* [WHAT TO WORK ON] Reproduce, character for character, the lines below from the first through the one with "const yTicks = [-12, -11, -10, -9, -8, -7, -6, -5];". Leave pictures out.

* [COLLECTED MATERIAL]
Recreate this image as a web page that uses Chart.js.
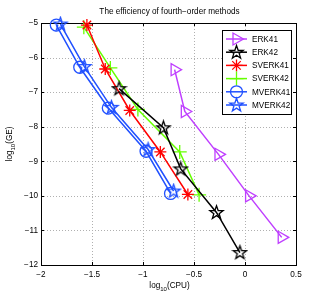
<!DOCTYPE html>
<html>
<head>
<meta charset="utf-8">
<script src="https://cdn.jsdelivr.net/npm/chart.js@4/dist/chart.umd.min.js"></script>
<style>
  html, body { margin: 0; padding: 0; background: #fff; }
  #wrap { width: 327px; height: 300px; position: relative; }
</style>
</head>
<body>
<div id="wrap"><canvas id="chart1"></canvas></div>
<script>
// values (log10 CPU vs log10 GE)
const seriesNames = ["ERK41", "ERK42", "SVERK41", "SVERK42", "MVERK41", "MVERK42"];
const erk41X = [-0.69, -0.59, -0.26, 0.04, 0.36];
const erk41Y = [-6.35, -7.56, -8.8, -10.0, -11.2];
const erk42X = [-1.235, -0.80, -0.63, -0.28, -0.05];
const erk42Y = [-6.9, -8.03, -9.22, -10.48, -11.64];
const sverk41X = [-1.55, -1.37, -1.13, -0.83, -0.56];
const sverk41Y = [-5.06, -6.33, -7.53, -8.73, -9.96];
const sverk42X = [-1.58, -1.32, -1.05, -0.64, -0.45];
const sverk42Y = [-5.12, -6.3, -7.5, -8.73, -9.97];
const mverk41X = [-1.85, -1.62, -1.34, -0.97, -0.73];
const mverk41Y = [-5.06, -6.28, -7.46, -8.71, -9.93];
const mverk42X = [-1.81, -1.575, -1.31, -0.95, -0.70];
const mverk42Y = [-5.03, -6.26, -7.44, -8.66, -9.86];
const xTicks = [-2, -1.5, -1, -0.5, 0, 0.5];
const yTicks = [-12, -11, -10, -9, -8, -7, -6, -5];

const FONT = "'Liberation Sans', Arial, sans-serif";
const colors = ["#bf3fff", "#000000", "#ff0000", "#66ff00", "#2050ff", "#2050ff"];

function pts(xs, ys) {
  return xs.map((x, i) => ({ x: x, y: ys[i] }));
}

// five pointed star marker (chart.js "star" is an asterisk)
function pentagram(color) {
  var c = document.createElement("canvas");
  c.width = 17; c.height = 17;
  var g = c.getContext("2d");
  drawPentagram(g, 8.5, 8.8, 7, color);
  return c;
}
function drawPentagram(g, cx, cy, R, color) {
  var r = R * 0.4;
  g.beginPath();
  for (let i = 0; i < 10; i++) {
    let a = -Math.PI / 2 + i * Math.PI / 5;
    let rr = i % 2 == 0 ? R : r;
    let px = cx + rr * Math.cos(a), py = cy + rr * Math.sin(a);
    if (i == 0) g.moveTo(px, py); else g.lineTo(px, py);
  }
  g.closePath();
  g.strokeStyle = color;
  g.lineWidth = 1.3;
  g.stroke();
}

const blackStar = pentagram(colors[1]);
const blueStar = pentagram(colors[5]);

function ds(i, data, style, radius, rot) {
  return {
    label: seriesNames[i],
    data: data,
    showLine: true,
    borderColor: colors[i],
    backgroundColor: "rgba(0,0,0,0)",
    borderWidth: 1.5,
    pointStyle: style,
    pointRadius: radius,
    pointRotation: rot || 0,
    pointBorderWidth: 1.3,
    pointBorderColor: colors[i],
    pointBackgroundColor: "rgba(0,0,0,0)",
    clip: false
  };
}

function drawMarker(ctx, i, x, y) {
  var c = colors[i];
  ctx.save();
  ctx.strokeStyle = c;
  ctx.lineWidth = 1.3;
  ctx.beginPath();
  if (i == 0) {
    ctx.moveTo(x + 7, y); ctx.lineTo(x - 3.5, y - 6); ctx.lineTo(x - 3.5, y + 6); ctx.closePath();
    ctx.stroke();
  } else if (i == 1 || i == 5) {
    drawPentagram(ctx, x, y + 0.3, 7, c);
  } else if (i == 2) {
    for (let k = 0; k < 4; k++) {
      let a = k * Math.PI / 4;
      ctx.moveTo(x + 6 * Math.cos(a), y + 6 * Math.sin(a));
      ctx.lineTo(x - 6 * Math.cos(a), y - 6 * Math.sin(a));
    }
    ctx.stroke();
  } else if (i == 3) {
    ctx.moveTo(x - 7, y); ctx.lineTo(x + 7, y);
    ctx.moveTo(x, y - 7); ctx.lineTo(x, y + 7);
    ctx.stroke();
  } else if (i == 4) {
    ctx.arc(x, y, 6, 0, Math.PI * 2);
    ctx.stroke();
  }
  ctx.restore();
}

function minus(v) {
  return String(v).replace("-", "\u2212");
}

const framePlugin = {
  id: "frame",
  beforeDatasetsDraw(chart) {
    const ctx = chart.ctx, a = chart.chartArea;
    const xs = chart.scales.x, ys = chart.scales.y;
    ctx.save();
    // dotted grid
    ctx.strokeStyle = "#b0b0b0";
    ctx.lineWidth = 1;
    ctx.setLineDash([1, 2]);
    xTicks.forEach(v => {
      let px = Math.round(xs.getPixelForValue(v)) + 0.5;
      ctx.beginPath(); ctx.moveTo(px, a.top); ctx.lineTo(px, a.bottom); ctx.stroke();
    });
    yTicks.forEach(v => {
      let py = Math.round(ys.getPixelForValue(v)) + 0.5;
      ctx.beginPath(); ctx.moveTo(a.left, py); ctx.lineTo(a.right, py); ctx.stroke();
    });
    ctx.setLineDash([]);
    // inward ticks
    ctx.strokeStyle = "#000";
    xTicks.forEach(v => {
      let px = Math.round(xs.getPixelForValue(v)) + 0.5;
      ctx.beginPath();
      ctx.moveTo(px, a.bottom); ctx.lineTo(px, a.bottom - 3);
      ctx.moveTo(px, a.top); ctx.lineTo(px, a.top + 3);
      ctx.stroke();
    });
    yTicks.forEach(v => {
      let py = Math.round(ys.getPixelForValue(v)) + 0.5;
      ctx.beginPath();
      ctx.moveTo(a.left, py); ctx.lineTo(a.left + 3, py);
      ctx.moveTo(a.right, py); ctx.lineTo(a.right - 3, py);
      ctx.stroke();
    });
    // box
    ctx.strokeRect(Math.round(a.left) + 0.5, Math.round(a.top) + 0.5,
      Math.round(a.right - a.left), Math.round(a.bottom - a.top));
    ctx.restore();
  },
  afterDraw(chart) {
    const ctx = chart.ctx, a = chart.chartArea;
    ctx.save();
    ctx.fillStyle = "#000";
    // title
    ctx.font = "8.2px " + FONT;
    ctx.textAlign = "center";
    ctx.textBaseline = "middle";
    ctx.fillText("The efficiency of fourth\u2212order methods", (a.left + a.right) / 2 + 1, 12);

    // axis labels with subscript
    function subLabel(pre, sub, post, cx, cy) {
      ctx.font = "8.2px " + FONT;
      let w1 = ctx.measureText(pre).width;
      let w3 = ctx.measureText(post).width;
      ctx.font = "6px " + FONT;
      let w2 = ctx.measureText(sub).width;
      let x0 = cx - (w1 + w2 + w3) / 2;
      ctx.textAlign = "left";
      ctx.textBaseline = "alphabetic";
      ctx.font = "8.2px " + FONT;
      ctx.fillText(pre, x0, cy + 3);
      ctx.font = "6px " + FONT;
      ctx.fillText(sub, x0 + w1, cy + 5.5);
      ctx.font = "8.2px " + FONT;
      ctx.fillText(post, x0 + w1 + w2, cy + 3);
    }
    subLabel("log", "10", "(CPU)", (a.left + a.right) / 2 + 1, 285);
    ctx.save();
    ctx.translate(9, (a.top + a.bottom) / 2);
    ctx.rotate(-Math.PI / 2);
    subLabel("log", "10", "(GE)", 0, 0);
    ctx.restore();

    // legend
    const lx = 222.5, ly = 30.5, lw = 69, lh = 84;
    ctx.fillStyle = "#fff";
    ctx.fillRect(lx, ly, lw, lh);
    ctx.strokeStyle = "#000";
    ctx.lineWidth = 1;
    ctx.strokeRect(lx, ly, lw, lh);
    seriesNames.forEach((name, i) => {
      let y = 39 + i * 13.2;
      ctx.strokeStyle = colors[i];
      ctx.lineWidth = 1.5;
      ctx.beginPath(); ctx.moveTo(226, y); ctx.lineTo(247, y); ctx.stroke();
      drawMarker(ctx, i, 236.5, y);
      ctx.fillStyle = "#000";
      ctx.font = "8.2px " + FONT;
      ctx.textAlign = "left";
      ctx.textBaseline = "middle";
      ctx.fillText(name, 252, y + 0.5);
    });
    ctx.restore();
  }
};

const c1 = document.getElementById("chart1").getContext("2d");
const effChart = new Chart(c1, {
  type: "scatter",
  data: {
    datasets: [
      ds(0, pts(erk41X, erk41Y), "triangle", 7, 90),
      ds(1, pts(erk42X, erk42Y), blackStar, 8),
      ds(2, pts(sverk41X, sverk41Y), "star", 6),
      ds(3, pts(sverk42X, sverk42Y), "cross", 7),
      ds(4, pts(mverk41X, mverk41Y), "circle", 6),
      ds(5, pts(mverk42X, mverk42Y), blueStar, 8)
    ]
  },
  options: {
    responsive: true,
    maintainAspectRatio: false,
    animation: false,
    layout: { padding: { top: 23, right: 31, left: 0, bottom: 0 } },
    plugins: {
      legend: { display: false },
      title: { display: false },
      tooltip: { enabled: false }
    },
    scales: {
      x: {
        type: "linear",
        min: -2, max: 0.5,
        afterBuildTicks: s => { s.ticks = xTicks.map(v => ({ value: v })); },
        afterFit: s => { s.height = 35; },
        grid: { display: false, drawTicks: false },
        border: { display: false },
        ticks: {
          padding: 5,
          color: "#000",
          font: { family: FONT, size: 8.2 },
          maxRotation: 0,
          callback: v => minus(v)
        }
      },
      y: {
        type: "linear",
        min: -12, max: -5,
        afterBuildTicks: s => { s.ticks = yTicks.map(v => ({ value: v })); },
        afterFit: s => { s.width = 41; },
        grid: { display: false, drawTicks: false },
        border: { display: false },
        ticks: {
          padding: 3,
          color: "#000",
          font: { family: FONT, size: 8.2 },
          callback: v => minus(v)
        }
      }
    }
  },
  plugins: [framePlugin]
});
</script>
</body>
</html>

* [FULL OUTPUT]
Recreate this image as a web page that uses Chart.js.
<!DOCTYPE html>
<html>
<head>
<meta charset="utf-8">
<script src="https://cdn.jsdelivr.net/npm/chart.js@4/dist/chart.umd.min.js"></script>
<style>
  html, body { margin: 0; padding: 0; background: #fff; }
  #wrap { width: 327px; height: 300px; position: relative; }
</style>
</head>
<body>
<div id="wrap"><canvas id="chart1"></canvas></div>
<script>
// values (log10 CPU vs log10 GE)
const seriesNames = ["ERK41", "ERK42", "SVERK41", "SVERK42", "MVERK41", "MVERK42"];
const erk41X = [-0.69, -0.59, -0.26, 0.04, 0.36];
const erk41Y = [-6.35, -7.56, -8.8, -10.0, -11.2];
const erk42X = [-1.235, -0.80, -0.63, -0.28, -0.05];
const erk42Y = [-6.9, -8.03, -9.22, -10.48, -11.64];
const sverk41X = [-1.55, -1.37, -1.13, -0.83, -0.56];
const sverk41Y = [-5.06, -6.33, -7.53, -8.73, -9.96];
const sverk42X = [-1.58, -1.32, -1.05, -0.64, -0.45];
const sverk42Y = [-5.12, -6.3, -7.5, -8.73, -9.97];
const mverk41X = [-1.85, -1.62, -1.34, -0.97, -0.73];
const mverk41Y = [-5.06, -6.28, -7.46, -8.71, -9.93];
const mverk42X = [-1.81, -1.575, -1.31, -0.95, -0.70];
const mverk42Y = [-5.03, -6.26, -7.44, -8.66, -9.86];
const xTicks = [-2, -1.5, -1, -0.5, 0, 0.5];
const yTicks = [-12, -11, -10, -9, -8, -7, -6, -5];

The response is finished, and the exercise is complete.